CSV format is very popular, but using comma as separator (delimiter) can be problematic:   
if data itself contains commas, delimiter won't work properly.

Popular workaround: enclose text with commas in quotes...works until data contains commas and quotes!  
Leads to alternative delimiters such as pipe `|` which less commonly appears in data.


## CSV in Python

**Read data in csv format:**

Here we use **pandas** `read_csv()` to read data in csv format.  
This is the most common method for reading this format.

**NOTE**  
pandas is an essential package for working with data frames (abbreviated: `df`).  
We will have more to say about `pandas` later; will be used throughout the course.  

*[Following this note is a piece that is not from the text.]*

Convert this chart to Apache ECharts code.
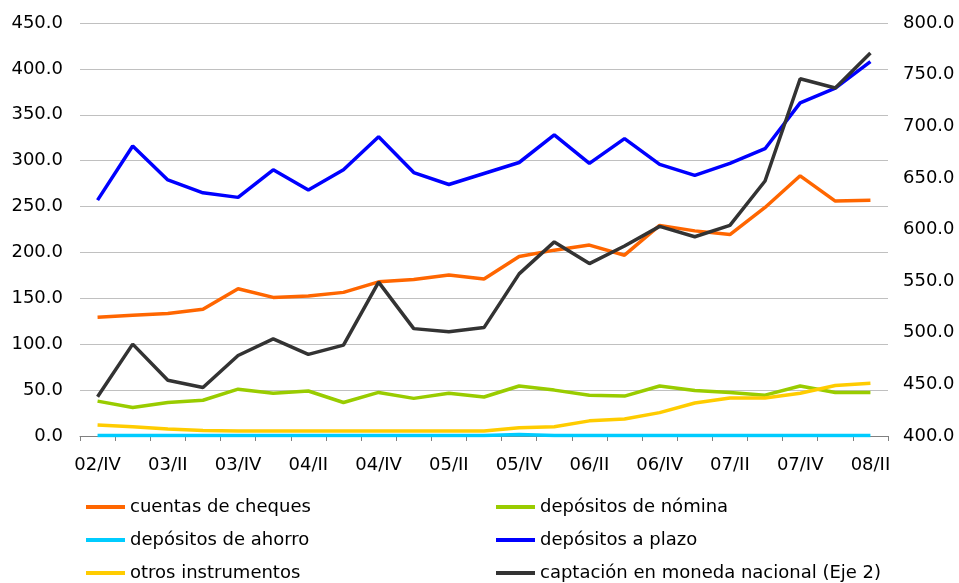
<!DOCTYPE html>
<html>
<head>
<meta charset="utf-8">
<script src="https://cdn.jsdelivr.net/npm/echarts@6/dist/echarts.min.js"></script>
<style>html,body{margin:0;padding:0;background:#fff}#c{width:959px;height:583px}</style>
</head>
<body>
<div id="c"></div>
<script>
const categories = ['02/IV','03/I','03/II','03/III','03/IV','04/I','04/II','04/III','04/IV','05/I','05/II','05/III','05/IV','06/I','06/II','06/III','06/IV','07/I','07/II','07/III','07/IV','08/I','08/II'];
const cheques = [129.5,131.5,133.5,138,160.5,151,152.5,156.5,168,170.5,175.5,171,195.5,202.5,208,197,229.5,223.5,219.5,249,283.5,256,257];
const nomina = [38,31,36.5,39,51,46.5,49,36.5,47.5,41,46.5,42.5,54.5,50,44.5,43.5,54.5,49.5,47.5,44.5,54.5,47.5,47.5];
const ahorro = [0.5,0.5,0.5,0.5,0.5,0.5,0.5,0.5,0.5,0.5,0.5,0.5,1.5,0.5,0.5,0.5,0.5,0.5,0.5,0.5,0.5,0.5,0.5];
const plazo = [257,316,279,265,260,290,268,290,326,287,274,286,298,328,297,324,296,284,297,313,363,379,408];
const otros = [12,10,7.5,6,5.5,5.5,5.5,5.5,5.5,5.5,5.5,5.5,9,10,16.5,18.5,25.5,36,41.5,41.5,46.5,55,57.5];
const captacion = [438,489,454,447,478,494,479,488,549,504,501,505,557,588,567,584,603,593,604,647,746,737,771];
const leftTicks = {min: 0, max: 450, interval: 50};
const rightTicks = {min: 400, max: 800, interval: 50};

const FONT = 'DejaVu Sans';
const txt = {fontFamily: FONT, fontSize: 18, color: '#000'};
function mk(name, data, color, axis) {
  return {name, type: 'line', data, yAxisIndex: axis || 0, symbol: 'none', smooth: false,
    lineStyle: {color, width: 3.5}, itemStyle: {color}, animation: false};
}
const chart = echarts.init(document.getElementById('c'));
chart.setOption({
  animation: false,
  textStyle: {fontFamily: FONT},
  grid: {left: 80, right: 71, top: 23, bottom: 147, containLabel: false},
  xAxis: {type: 'category', data: categories, boundaryGap: true,
    axisLine: {show: true, lineStyle: {color: '#808080', width: 1}},
    axisTick: {show: true, interval: 0, length: 5, lineStyle: {color: '#808080'}},
    axisLabel: Object.assign({interval: 1, margin: 20}, txt),
    splitLine: {show: false}},
  yAxis: [
    {type: 'value', min: leftTicks.min, max: leftTicks.max, interval: leftTicks.interval,
      axisLine: {show: false}, axisTick: {show: false},
      axisLabel: Object.assign({margin: 17, formatter: v => v.toFixed(1)}, txt),
      splitLine: {show: true, lineStyle: {color: '#c0c0c0', width: 1}}},
    {type: 'value', min: rightTicks.min, max: rightTicks.max, interval: rightTicks.interval, position: 'right',
      axisLine: {show: false}, axisTick: {show: false},
      axisLabel: Object.assign({margin: 15, formatter: v => v.toFixed(1)}, txt),
      splitLine: {show: false}}
  ],
  legend: [
    {data: ['cuentas de cheques','depósitos de ahorro','otros instrumentos'], orient: 'vertical',
      left: 86, top: 497, itemWidth: 39, itemHeight: 4, itemGap: 13, icon: 'rect',
      textStyle: Object.assign({lineHeight: 20, padding: [0,0,0,0]}, txt), padding: 0},
    {data: ['depósitos de nómina','depósitos a plazo','captación en moneda nacional (Eje 2)'], orient: 'vertical',
      left: 496, top: 497, itemWidth: 39, itemHeight: 4, itemGap: 13, icon: 'rect',
      textStyle: Object.assign({lineHeight: 20}, txt), padding: 0}
  ],
  series: [
    mk('cuentas de cheques', cheques, '#FF6600'),
    mk('depósitos de nómina', nomina, '#99CC00'),
    mk('otros instrumentos', otros, '#FFCC00'),
    mk('depósitos de ahorro', ahorro, '#00CCFF'),
    mk('depósitos a plazo', plazo, '#0000FF'),
    mk('captación en moneda nacional (Eje 2)', captacion, '#333333', 1)
  ]
});
</script>
</body>
</html>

Some important parameters:
- *filepath*: the full path to the dataset including filename
- *delimiter* or *sep*: the field delimiter. default is comma.
- *header*: row number containing column names


[Details](https://pandas.pydata.org/pandas-docs/stable/reference/api/pandas.read_csv.html)

In [None]:
import pandas as pd

# data source: https://archive.ics.uci.edu/ml/datasets/Wine

chem = pd.read_csv('../datasets/data_example_chem.csv')

#### Show the first few rows of data (and the header)

In [None]:
chem.head()

**Take a random sample of data:**

In [None]:
chem.sample(5)

**What is the data type of `chem`?**

In [None]:
type(chem)

**Check if `chem` is a pandas dataframe:**

In [None]:
isinstance(chem, pd.DataFrame)

The data now lives in a pandas dataframe for a wide range of work.  
We will do a lot of pandas work in the course.

**Which columns are in`chem`?**

In [None]:
chem.columns

**Write the first two rows to a new csv file:**

In [None]:
chem.head(2).to_csv('../datasets/data_example_chem_first_two_rows.csv')

**TRY FOR YOURSELF**  

CSV Exercise

1a) Read in a dataset from this URL:  
'https://archive.ics.uci.edu/ml/machine-learning-databases/iris/bezdekIris.data'

note: this URL can be directly passed to read_csv()

1b) You will notice the first record comes in as a header row.
Pass a parameter to read_csv() so there is no header.

1c) Write the data to a file in datasets folder with .txt extension and with pipe separator |

In [None]:
import pandas as pd

url = 'https://archive.ics.uci.edu/ml/machine-learning-databases/iris/bezdekIris.data'
iris = pd.read_csv(url, header=None)
iris
iris.to_csv('../datasets/some_data.txt',sep='|')

---